There ‘s a reason for all of this precise and specialized equipment. Mercedes-Benz has taken on the responsibility, including the liability, for the safe operation of the system. The legal ramifications could be immense should something go wrong and a crash occur while the system is in use by a consumer.

New rules for Level 3 operation

Mercedes has used vehicles just like this one to test its Drive Pilot on more than 50,000 miles of roads in California and Nevada, where the company currently has conditional licenses to run the system.

Once the legal hurdles are passed, which Mercedes says it expects to happen by the end of the year, the systems will be available on properly equipped S-Class vehicles, when driven in specific conditions. However, it will still be limited.

The system will only be available in states where it’s legal (California, Nevada, and Florida currently).
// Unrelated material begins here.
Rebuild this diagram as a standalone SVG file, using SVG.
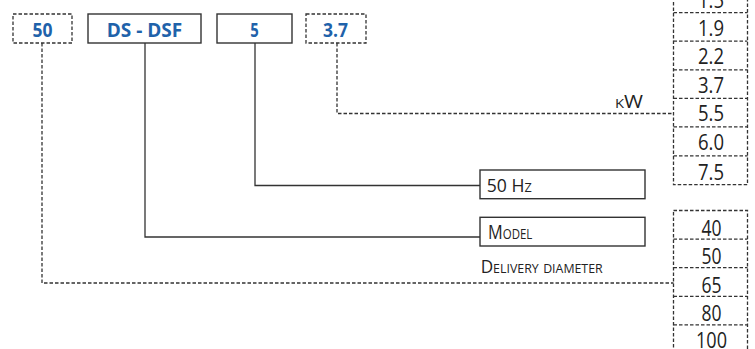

Cross the border into say, Arizona or Utah with an S-Class equipped with Drive Pilot, and the system will not be available. It’s geo-fenced.

In addition to the state location, the system won’t engage unless the vehicle is on clearly marked, divided highways, freeways, or interstates driving in a traveling lane, not in an exit lane. While out on our drive, the test driver moved over to take an exit, and the system turned off and requested that he take over as soon as he indicated that he was changing lanes.

And even when all of these requirements are met, the system is only available up to speeds of 40 mph (60 kmh).

The ride

Mercedes-Benz DRIVE PILOT

When DRIVE PILOT is activated, the controls in the steering wheel glow turquoise. Image: Mercedes-Benz

Inside, the vehicle looks almost identical to an S-Class with one key difference: On the steering wheel sits a pair of buttons that fall directly under the driver’s thumbs. These buttons, engraved with the image of the front of a car with the letter ‘A’ over the top, are used to initiate the Level 3 system when the external conditions are met. Lighting around the buttons and on the steering column turns white when the system is available, and green-blue when it is engaged.

Our short ride took us down the 10 freeway in Los Angeles towards downtown LA and back to Santa Monica. Traffic was heavy stop-and-go, and there were plenty of opportunities for the system to fail. Within the first few minutes on the freeway, we encountered various road obstacles like plastic bags, cardboard boxes and more than one oblivious Angeleno making panic stops and randomly cutting into our lane of travel.

In the short periods where the system was available when all conditions were met, its operating appeared to be seamless. The handover was smooth and almost unnoticeable. The driver engaged the system, took his hands and feet off the controls, and let the car drive itself, all while keeping his attention on the road ahead.

The system uses maximum following distance when it’s engaged, so the gap was quite large between the S-class and the car ahead. Surprisingly, and sadly, no one decided to jump into that gap while the system was engaged, so we didn’t get to experience what might happen if a human made a sudden lane change in front of the car while operating the conditional Level 3 system. When the system lost the needed information, say when the lane markers (known sometimes as oreos), became faint, an audible tone would sound, and a message would appear for the driver to take over. At that point, the test driver would take control of the vehicle.

All in, the system was only engaged for maybe 10 minutes in total over our 30-minute ride. Each engagement was relatively short as traffic sped up to over 40 mph, or the system lost the required information to manage the driving. The very short ride along didn’t give us enough time to evaluate the system, but it did offer a glimpse of just how Level 3 autonomy may work in the very near future. The real question, however, is how the system will behave in customers’ hands, and whether or not, even the very well-off, will purchase the technology.